**Directions for this task:** Restate the full listing word for word and leave the pictures out.
==== Data lines
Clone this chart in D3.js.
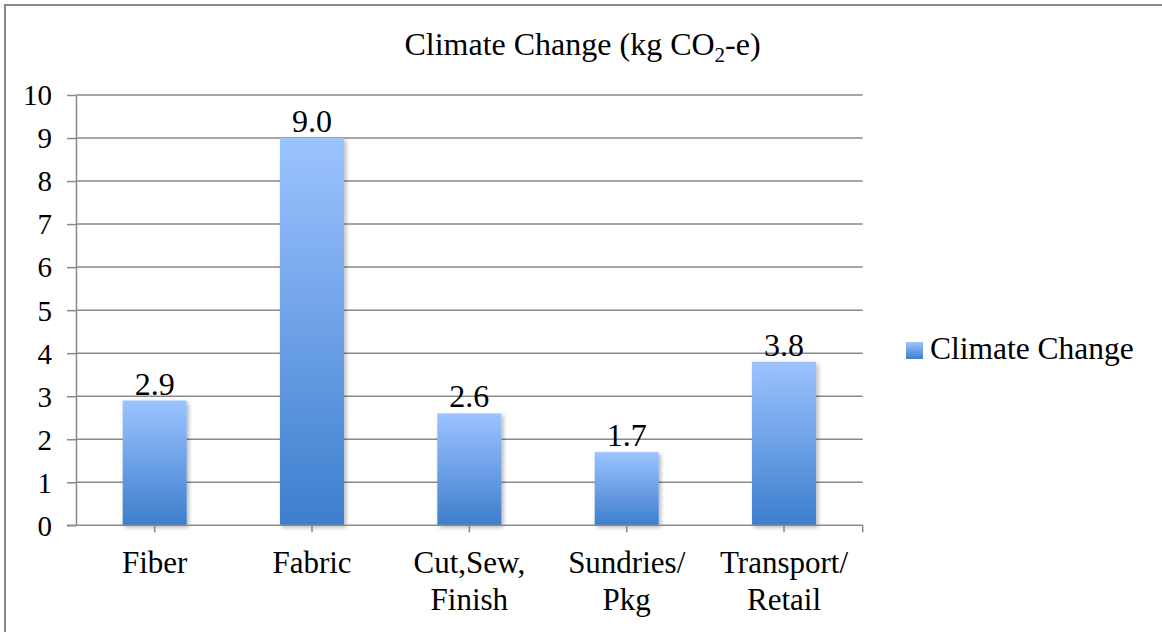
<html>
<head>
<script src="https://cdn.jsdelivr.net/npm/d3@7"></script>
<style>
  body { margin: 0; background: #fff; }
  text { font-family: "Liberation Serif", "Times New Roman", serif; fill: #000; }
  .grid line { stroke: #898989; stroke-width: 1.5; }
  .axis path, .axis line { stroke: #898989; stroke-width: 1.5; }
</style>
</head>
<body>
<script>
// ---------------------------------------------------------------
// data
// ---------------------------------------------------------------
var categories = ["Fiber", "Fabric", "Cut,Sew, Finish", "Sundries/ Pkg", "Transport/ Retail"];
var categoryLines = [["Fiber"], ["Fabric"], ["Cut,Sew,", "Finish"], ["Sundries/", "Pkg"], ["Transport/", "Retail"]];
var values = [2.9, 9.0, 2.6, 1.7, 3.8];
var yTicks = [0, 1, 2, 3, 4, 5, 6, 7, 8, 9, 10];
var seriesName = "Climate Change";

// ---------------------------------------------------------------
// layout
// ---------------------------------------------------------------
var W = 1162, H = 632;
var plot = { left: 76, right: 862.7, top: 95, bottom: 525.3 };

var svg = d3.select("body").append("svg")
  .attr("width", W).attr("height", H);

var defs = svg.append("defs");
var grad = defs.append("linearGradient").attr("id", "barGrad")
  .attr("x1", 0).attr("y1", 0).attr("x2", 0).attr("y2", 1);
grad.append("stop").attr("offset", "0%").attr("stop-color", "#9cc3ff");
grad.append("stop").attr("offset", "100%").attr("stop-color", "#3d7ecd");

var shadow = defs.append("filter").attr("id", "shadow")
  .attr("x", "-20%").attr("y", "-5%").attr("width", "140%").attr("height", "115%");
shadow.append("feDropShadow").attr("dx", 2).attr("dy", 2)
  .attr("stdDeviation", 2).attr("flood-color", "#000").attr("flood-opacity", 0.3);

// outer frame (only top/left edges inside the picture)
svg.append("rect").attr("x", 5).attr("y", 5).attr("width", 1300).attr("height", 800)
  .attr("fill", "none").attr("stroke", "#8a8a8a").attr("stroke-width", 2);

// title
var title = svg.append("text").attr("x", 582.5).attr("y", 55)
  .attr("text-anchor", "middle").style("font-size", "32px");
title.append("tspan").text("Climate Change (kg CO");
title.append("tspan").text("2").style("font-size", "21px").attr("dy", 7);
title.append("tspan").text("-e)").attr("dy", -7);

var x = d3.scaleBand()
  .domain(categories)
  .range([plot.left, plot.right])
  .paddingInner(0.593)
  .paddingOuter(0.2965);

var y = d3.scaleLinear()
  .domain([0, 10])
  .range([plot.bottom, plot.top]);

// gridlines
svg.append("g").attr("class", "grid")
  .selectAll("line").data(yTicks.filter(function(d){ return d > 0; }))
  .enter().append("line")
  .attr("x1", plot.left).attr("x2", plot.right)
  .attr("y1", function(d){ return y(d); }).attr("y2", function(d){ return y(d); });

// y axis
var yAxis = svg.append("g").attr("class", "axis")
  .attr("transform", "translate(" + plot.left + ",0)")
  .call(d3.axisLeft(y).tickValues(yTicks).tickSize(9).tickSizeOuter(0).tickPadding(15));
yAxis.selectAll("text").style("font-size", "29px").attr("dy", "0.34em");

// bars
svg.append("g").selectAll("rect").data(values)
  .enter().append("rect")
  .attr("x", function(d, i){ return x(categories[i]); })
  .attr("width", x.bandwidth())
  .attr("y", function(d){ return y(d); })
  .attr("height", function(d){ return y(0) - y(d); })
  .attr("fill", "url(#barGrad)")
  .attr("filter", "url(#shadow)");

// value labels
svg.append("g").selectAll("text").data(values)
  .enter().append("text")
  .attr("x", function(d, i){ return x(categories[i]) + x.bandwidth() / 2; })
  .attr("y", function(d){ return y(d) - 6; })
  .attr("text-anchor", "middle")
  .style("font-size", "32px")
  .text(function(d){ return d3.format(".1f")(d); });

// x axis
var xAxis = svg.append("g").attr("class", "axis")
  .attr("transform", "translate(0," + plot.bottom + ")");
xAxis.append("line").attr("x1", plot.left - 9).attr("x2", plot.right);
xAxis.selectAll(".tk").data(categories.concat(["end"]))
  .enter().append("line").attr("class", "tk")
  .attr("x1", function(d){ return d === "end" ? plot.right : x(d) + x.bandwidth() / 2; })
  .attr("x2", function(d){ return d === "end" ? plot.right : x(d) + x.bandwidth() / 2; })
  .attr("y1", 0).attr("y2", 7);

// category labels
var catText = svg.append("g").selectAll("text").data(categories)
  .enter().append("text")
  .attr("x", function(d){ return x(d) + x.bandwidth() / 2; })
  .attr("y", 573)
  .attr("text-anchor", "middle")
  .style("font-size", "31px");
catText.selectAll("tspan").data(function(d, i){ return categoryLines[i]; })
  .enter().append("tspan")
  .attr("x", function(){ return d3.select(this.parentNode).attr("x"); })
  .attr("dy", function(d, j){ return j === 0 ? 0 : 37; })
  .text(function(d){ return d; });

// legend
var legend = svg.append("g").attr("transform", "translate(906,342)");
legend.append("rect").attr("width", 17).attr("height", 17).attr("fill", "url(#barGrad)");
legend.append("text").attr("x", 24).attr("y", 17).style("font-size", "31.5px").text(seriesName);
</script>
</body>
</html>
========
**Full output:**
Clone this chart in D3.js.
<html>
<head>
<script src="https://cdn.jsdelivr.net/npm/d3@7"></script>
<style>
  body { margin: 0; background: #fff; }
  text { font-family: "Liberation Serif", "Times New Roman", serif; fill: #000; }
  .grid line { stroke: #898989; stroke-width: 1.5; }
  .axis path, .axis line { stroke: #898989; stroke-width: 1.5; }
</style>
</head>
<body>
<script>
// ---------------------------------------------------------------
// data
// ---------------------------------------------------------------
var categories = ["Fiber", "Fabric", "Cut,Sew, Finish", "Sundries/ Pkg", "Transport/ Retail"];
var categoryLines = [["Fiber"], ["Fabric"], ["Cut,Sew,", "Finish"], ["Sundries/", "Pkg"], ["Transport/", "Retail"]];
var values = [2.9, 9.0, 2.6, 1.7, 3.8];
var yTicks = [0, 1, 2, 3, 4, 5, 6, 7, 8, 9, 10];
var seriesName = "Climate Change";

// ---------------------------------------------------------------
// layout
// ---------------------------------------------------------------
var W = 1162, H = 632;
var plot = { left: 76, right: 862.7, top: 95, bottom: 525.3 };

var svg = d3.select("body").append("svg")
  .attr("width", W).attr("height", H);

var defs = svg.append("defs");
var grad = defs.append("linearGradient").attr("id", "barGrad")
  .attr("x1", 0).attr("y1", 0).attr("x2", 0).attr("y2", 1);
grad.append("stop").attr("offset", "0%").attr("stop-color", "#9cc3ff");
grad.append("stop").attr("offset", "100%").attr("stop-color", "#3d7ecd");

var shadow = defs.append("filter").attr("id", "shadow")
  .attr("x", "-20%").attr("y", "-5%").attr("width", "140%").attr("height", "115%");
shadow.append("feDropShadow").attr("dx", 2).attr("dy", 2)
  .attr("stdDeviation", 2).attr("flood-color", "#000").attr("flood-opacity", 0.3);

// outer frame (only top/left edges inside the picture)
svg.append("rect").attr("x", 5).attr("y", 5).attr("width", 1300).attr("height", 800)
  .attr("fill", "none").attr("stroke", "#8a8a8a").attr("stroke-width", 2);

// title
var title = svg.append("text").attr("x", 582.5).attr("y", 55)
  .attr("text-anchor", "middle").style("font-size", "32px");
title.append("tspan").text("Climate Change (kg CO");
title.append("tspan").text("2").style("font-size", "21px").attr("dy", 7);
title.append("tspan").text("-e)").attr("dy", -7);

var x = d3.scaleBand()
  .domain(categories)
  .range([plot.left, plot.right])
  .paddingInner(0.593)
  .paddingOuter(0.2965);

var y = d3.scaleLinear()
  .domain([0, 10])
  .range([plot.bottom, plot.top]);

// gridlines
svg.append("g").attr("class", "grid")
  .selectAll("line").data(yTicks.filter(function(d){ return d > 0; }))
  .enter().append("line")
  .attr("x1", plot.left).attr("x2", plot.right)
  .attr("y1", function(d){ return y(d); }).attr("y2", function(d){ return y(d); });

// y axis
var yAxis = svg.append("g").attr("class", "axis")
  .attr("transform", "translate(" + plot.left + ",0)")
  .call(d3.axisLeft(y).tickValues(yTicks).tickSize(9).tickSizeOuter(0).tickPadding(15));
yAxis.selectAll("text").style("font-size", "29px").attr("dy", "0.34em");

// bars
svg.append("g").selectAll("rect").data(values)
  .enter().append("rect")
  .attr("x", function(d, i){ return x(categories[i]); })
  .attr("width", x.bandwidth())
  .attr("y", function(d){ return y(d); })
  .attr("height", function(d){ return y(0) - y(d); })
  .attr("fill", "url(#barGrad)")
  .attr("filter", "url(#shadow)");

// value labels
svg.append("g").selectAll("text").data(values)
  .enter().append("text")
  .attr("x", function(d, i){ return x(categories[i]) + x.bandwidth() / 2; })
  .attr("y", function(d){ return y(d) - 6; })
  .attr("text-anchor", "middle")
  .style("font-size", "32px")
  .text(function(d){ return d3.format(".1f")(d); });

// x axis
var xAxis = svg.append("g").attr("class", "axis")
  .attr("transform", "translate(0," + plot.bottom + ")");
xAxis.append("line").attr("x1", plot.left - 9).attr("x2", plot.right);
xAxis.selectAll(".tk").data(categories.concat(["end"]))
  .enter().append("line").attr("class", "tk")
  .attr("x1", function(d){ return d === "end" ? plot.right : x(d) + x.bandwidth() / 2; })
  .attr("x2", function(d){ return d === "end" ? plot.right : x(d) + x.bandwidth() / 2; })
  .attr("y1", 0).attr("y2", 7);

// category labels
var catText = svg.append("g").selectAll("text").data(categories)
  .enter().append("text")
  .attr("x", function(d){ return x(d) + x.bandwidth() / 2; })
  .attr("y", 573)
  .attr("text-anchor", "middle")
  .style("font-size", "31px");
catText.selectAll("tspan").data(function(d, i){ return categoryLines[i]; })
  .enter().append("tspan")
  .attr("x", function(){ return d3.select(this.parentNode).attr("x"); })
  .attr("dy", function(d, j){ return j === 0 ? 0 : 37; })
  .text(function(d){ return d; });

// legend
var legend = svg.append("g").attr("transform", "translate(906,342)");
legend.append("rect").attr("width", 17).attr("height", 17).attr("fill", "url(#barGrad)");
legend.append("text").attr("x", 24).attr("y", 17).style("font-size", "31.5px").text(seriesName);
</script>
</body>
</html>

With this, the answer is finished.